The entire ESS facility, which is expected to be completed by 2019, will cost close to EUR 2bn.
- Researchers from DTU Nutech have radically altered the moderator’s design from a barrel-shaped unit to two flat parts which together form a characteristic butterfly shape. The design increases the number of neutrons transported out into beamlines by a factor of 2.5.
- The moderator is placed in a water bath at room temperature, which in itself reduces the speed of the neutrons. Neutrons passing the bath are called thermal neutrons and are used either alone or together with the cold neutrons from the moderator by different research groups whose research ranges from everything from fundamental physics, chemistry, and biotechnology to energy materials and archaeology.

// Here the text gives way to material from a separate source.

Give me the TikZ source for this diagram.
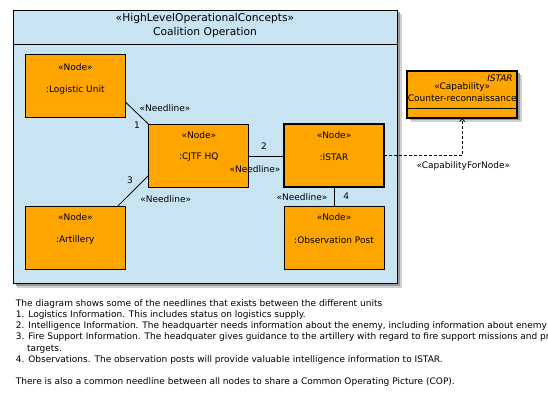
\documentclass[tikz,border=0pt]{standalone}
\usepackage{fontspec}
\setmainfont{DejaVu Sans}
\usetikzlibrary{arrows.meta,calc}
\definecolor{pkgblue}{RGB}{200,227,242}
\definecolor{nodeor}{RGB}{255,165,0}
\begin{document}
\begin{tikzpicture}[x=1pt,y=-1pt,
  every node/.style={inner sep=0pt, outer sep=0pt, font=\fontsize{9}{11}\selectfont},
  nodebox/.style={draw=black, line width=0.8pt, fill=nodeor, minimum width=100pt, minimum height=63pt},
  lbl/.style={font=\fontsize{9}{11}\selectfont},
  bodyline/.style={anchor=base west, font=\fontsize{9}{11}\selectfont},
  shadowouter/.style={fill=black!18},
  shadowinner/.style={fill=black!40}]
\useasboundingbox (0,0) rectangle (548,406);
\fill[white] (0,0) rectangle (548,406);
% package
\fill[shadowouter] (17,14) rectangle (401.5,287.5);
\fill[shadowinner] (15.5,12.5) rectangle (399.5,285.5);
\draw[fill=pkgblue, line width=0.8pt] (13,10) rectangle (397,283);
\draw[line width=0.8pt] (13,44) -- (397,44);
\node (pkgst) at (205,19) {\fontsize{10.7}{12}\selectfont «HighLevelOperationalConcepts»};
\node (pkgnm) at (205,33) {\fontsize{10.7}{12}\selectfont Coalition Operation};
% nodes
\node[nodebox] (lu) at (75.3,85.7) {};
\node[nodebox] (cj) at (198.8,156) {};
\node[nodebox] (art) at (75.3,237.8) {};
\node[nodebox, line width=2.4pt] (ist) at (334,155.5) {};
\node[nodebox] (obs) at (334,237.8) {};
\node at ([yshift=-13pt]lu.north) {«Node»};
\node at ([yshift=-36pt]lu.north) {:Logistic Unit};
\node at ([yshift=-11pt]cj.north) {«Node»};
\node at ([yshift=-33pt]cj.north) {:CJTF HQ};
\node at ([yshift=-10.5pt]art.north) {«Node»};
\node at ([yshift=-33.5pt]art.north) {:Artillery};
\node at ([yshift=-11pt]ist.north) {«Node»};
\node at ([yshift=-33pt]ist.north) {:ISTAR};
\node at ([yshift=-10.5pt]obs.north) {«Node»};
\node at ([yshift=-33.5pt]obs.north) {:Observation Post};
% capability
\fill[shadowouter] (411,75) rectangle (521.5,122);
\fill[shadowinner] (409.5,73.5) rectangle (520,120.5);
\node[draw=black, line width=2pt, fill=nodeor, minimum width=110.3pt, minimum height=47.3pt] (cap) at (462.2,94.4) {};
\draw[line width=1pt] (cap.west |- 0,109) -- (cap.east |- 0,109);
\node[anchor=east, font=\fontsize{9}{11}\selectfont\itshape] at (512.7,78.5) {ISTAR};
\node at (462.2,87) {«Capability»};
\node at (462.2,98) {Counter-reconnaissance};
% connectors
\draw[line width=0.8pt] ($(lu.south east)+(0,-15.3)$) -- (cj.north west);
\draw[line width=0.8pt] ($(art.north east)+(-7.7,0)$) -- ($(cj.south west)+(0,-12.3)$);
\draw[line width=0.8pt] (cj.east) -- (cj.east -| ist.west);
\draw[line width=0.8pt] (ist.south) -- (obs.north);
\draw[line width=0.8pt, dash pattern=on 3pt off 2pt, -{Straight Barb[length=3pt,width=5pt]}] (ist.east) -| (cap.south);
% labels
\node[lbl] (l1) at (165,107.7) {«Needline»};
\node[lbl] (n1) at (137,125.7) {1};
\node[lbl] (n2) at (264,146) {2};
\node[lbl] (l2) at (255,168.7) {«Needline»};
\node[lbl] (n3) at (130,180.7) {3};
\node[lbl] (l3) at (165.7,199) {«Needline»};
\node[lbl] (l4) at (302,196.7) {«Needline»};
\node[lbl] (n4) at (346.3,196.7) {4};
\node[lbl] (l5) at (463.3,165.7) {«CapabilityForNode»};
% body text
\begin{scope}
\clip (0,0) rectangle (548,406);
\node[bodyline] (t0) at (16,306) {The diagram shows some of the needlines that exists between the different units};
\node[bodyline] (t1) at (16,317.3) {1. Logistics Information. This includes status on logistics supply.};
\node[bodyline] (t2) at (16,328.6) {2. Intelligence Information. The headquarter needs information about the enemy, including information about enemy};
\node[bodyline] (t3) at (16,339.9) {3. Fire Support Information. The headquater gives guidance to the artillery with regard to fire support missions and pr};
\node[bodyline] (t3b) at (27,351.2) {targets.};
\node[bodyline] (t4) at (16,362.5) {4. Observations. The observation posts will provide valuable intelligence information to ISTAR.};
\node[bodyline] (t5) at (16,384) {There is also a common needline between all nodes to share a Common Operating Picture (COP).};
\end{scope}
\end{tikzpicture}
\end{document}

- The water layer area around the moderator has been increased so that more of the fast neutrons are captured and become thermal.
- There will be 22 beamlines leading cold or thermal neutrons to the researchers’ experimental set-ups. Depending on the experiment to be carried out, the researchers can decide whether to use cold neutrons, thermal neutrons or a combination of the two.
- The target for the proton beam is the tungsten disk, which is divided into thin pieces resembling a layer cake to avoid overheating. The disk rotates, so that a new piece is constantly exposed to the powerful proton beam.